§ **Description of the task**: Leave out all pictures. Return exactly the lines from the top of the material through the line containing "(Y4) [below=28.5pt of".

§ **Data extract**:
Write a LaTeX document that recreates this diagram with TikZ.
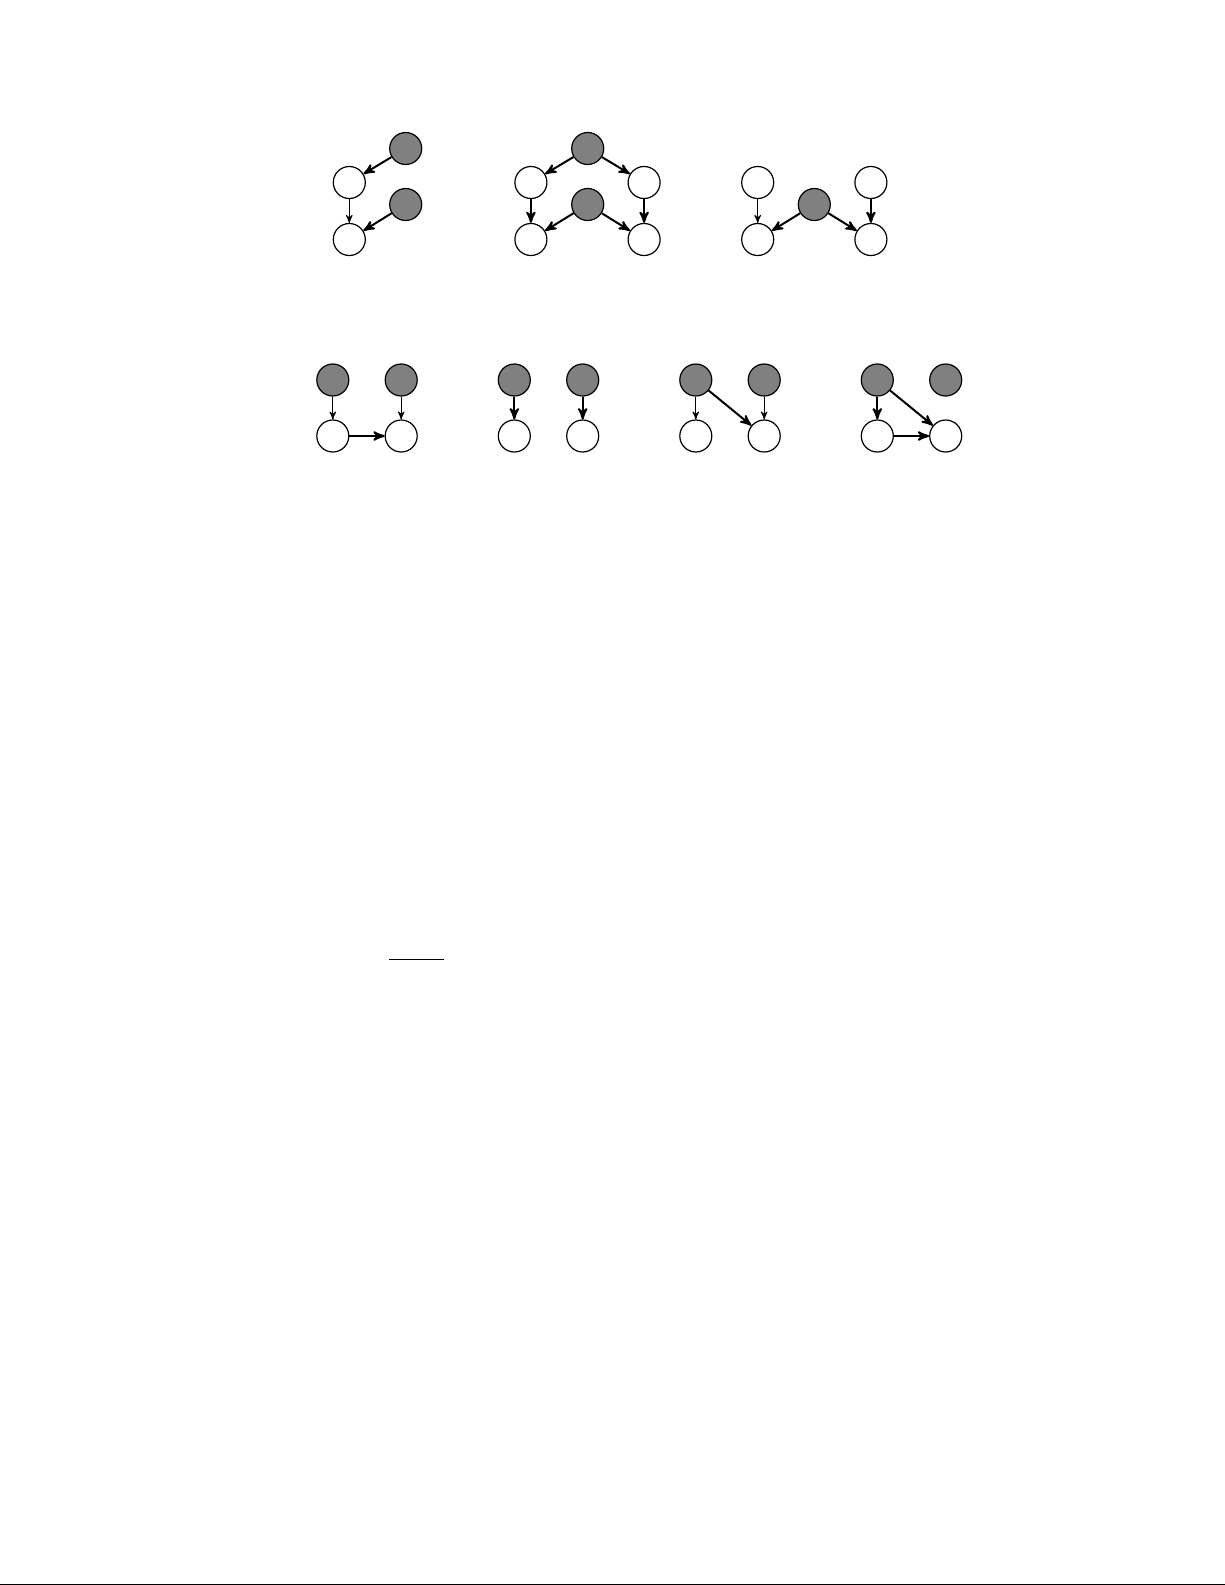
\documentclass[tikz,border=0pt]{standalone}
\usepackage{tikz}
\usetikzlibrary{positioning}
\usetikzlibrary{arrows}

\begin{document}
\begin{tikzpicture}[thick,node/.style={circle,draw,line width=0.6pt,minimum size=16pt,inner sep=0pt},
		  obs/.style={node,fill=white},lat/.style={node,fill=black!50}]

		  \useasboundingbox (0,0) rectangle (612.5pt,-792.5pt);

		  % 1. Reihe, links
		  \node[lat] (A1) at (202.85pt,-74.25pt) {};
		  \node[obs] (X1) [below left=17pt and 28.2pt of A1.center,anchor=center] {};
		  \node[lat] (A2) [below=28pt of A1.center,anchor=center] {};
		  \node[obs] (X2) [below=28.5pt of X1.center,anchor=center] {};

		  % 1. Reihe, Mitte
		  \node[lat] (B1) [right=91pt of A1.center,anchor=center] {};
		  \node[obs] (Y1) [below left=17pt and 28.4pt of B1.center,anchor=center] {};
		  \node[obs] (Y2) [below right=17pt and 28.2pt of B1.center,anchor=center] {};
		  \node[lat] (B2) [below=28pt of B1.center,anchor=center] {};
		  \node[obs] (Y3) [below=28.5pt of Y1.center,anchor=center] {};
		  \node[obs] (Y4) [below=28.5pt of Y2.center,anchor=center] {};

		  % 1. Reihe, rechts
		  \node[lat] (C1) [right=113.3pt of B2.center,anchor=center] {};
		  \node[obs] (Z1) [above left=11pt and 28.3pt of C1.center,anchor=center] {};
		  \node[obs] (Z2) [above right=11pt and 28.3pt of C1.center,anchor=center] {};
		  \node[obs] (Z3) [below=28.5pt of Z1.center,anchor=center] {};
		  \node[obs] (Z4) [below=28.5pt of Z2.center,anchor=center] {};

		  % 2. Reihe
		  \node[lat] (D1) at (166.4pt,-190pt) {};
		  \node[lat] (D2) [right=34.2pt of D1.center,anchor=center] {};
		  \node[obs] (U1) [below=28pt of D1.center,anchor=center] {};
		  \node[obs] (U2) [below=28pt of D2.center,anchor=center] {};

		  \node[lat] (E1) [right=90.75pt of D1.center,anchor=center] {};
		  \node[lat] (E2) [right=34.2pt of E1.center,anchor=center] {};
		  \node[obs] (V1) [below=28pt of E1.center,anchor=center] {};
		  \node[obs] (V2) [below=28pt of E2.center,anchor=center] {};

		  \node[lat] (F1) [right=90.75pt of E1.center,anchor=center] {};
		  \node[lat] (F2) [right=34.2pt of F1.center,anchor=center] {};
		  \node[obs] (W1) [below=28pt of F1.center,anchor=center] {};
		  \node[obs] (W2) [below=28pt of F2.center,anchor=center] {};

		  \node[lat] (H1) [right=90.75pt of F1.center,anchor=center] {};
		  \node[lat] (H2) [right=34.2pt of H1.center,anchor=center] {};
		  \node[obs] (Q1) [below=28pt of H1.center,anchor=center] {};
		  \node[obs] (Q2) [below=28pt of H2.center,anchor=center] {};

		  % Linien
		  \coordinate (r1) at (194.5pt,-479.6pt);
		  \coordinate (r2) at (222pt,-479.6pt);
		  \coordinate (s1) at (0pt,-792.1pt);
		  \coordinate (s2) at (612.5pt,-792.1pt);
		  \draw[line width=0.6pt] (r1) -- (r2);
		  \draw[line width=0.6pt] (s1) -- (s2);

		  \path[->,>=stealth',line width=1pt]
			(A1) edge (X1)
			(A2) edge (X2)
			(X1) edge[line width=0.5pt] (X2)

			(B1) edge (Y1)
				 edge (Y2)
			(Y1) edge (Y3)
			(Y2) edge (Y4)
			(B2) edge (Y3)
				 edge (Y4)

			(Z1) edge[line width=0.5pt] (Z3)
			(Z2) edge (Z4)
			(C1) edge (Z3)
				 edge (Z4)

			(D1) edge[line width=0.5pt] (U1)
			(D2) edge[line width=0.5pt] (U2)
			(U1) edge (U2)

			(E1) edge (V1)
			(E2) edge (V2)

			(F1) edge[line width=0.5pt] (W1)
				 edge (W2)
			(F2) edge[line width=0.5pt] (W2)

			(H1) edge (Q1)
				 edge (Q2)
			(Q1) edge (Q2);

		\end{tikzpicture}
\end{document}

§ **The reply**:
Write a LaTeX document that recreates this diagram with TikZ.
\documentclass[tikz,border=0pt]{standalone}
\usepackage{tikz}
\usetikzlibrary{positioning}
\usetikzlibrary{arrows}

\begin{document}
\begin{tikzpicture}[thick,node/.style={circle,draw,line width=0.6pt,minimum size=16pt,inner sep=0pt},
		  obs/.style={node,fill=white},lat/.style={node,fill=black!50}]

		  \useasboundingbox (0,0) rectangle (612.5pt,-792.5pt);

		  % 1. Reihe, links
		  \node[lat] (A1) at (202.85pt,-74.25pt) {};
		  \node[obs] (X1) [below left=17pt and 28.2pt of A1.center,anchor=center] {};
		  \node[lat] (A2) [below=28pt of A1.center,anchor=center] {};
		  \node[obs] (X2) [below=28.5pt of X1.center,anchor=center] {};

		  % 1. Reihe, Mitte
		  \node[lat] (B1) [right=91pt of A1.center,anchor=center] {};
		  \node[obs] (Y1) [below left=17pt and 28.4pt of B1.center,anchor=center] {};
		  \node[obs] (Y2) [below right=17pt and 28.2pt of B1.center,anchor=center] {};
		  \node[lat] (B2) [below=28pt of B1.center,anchor=center] {};
		  \node[obs] (Y3) [below=28.5pt of Y1.center,anchor=center] {};
		  \node[obs] (Y4) [below=28.5pt of Y2.center,anchor=center] {};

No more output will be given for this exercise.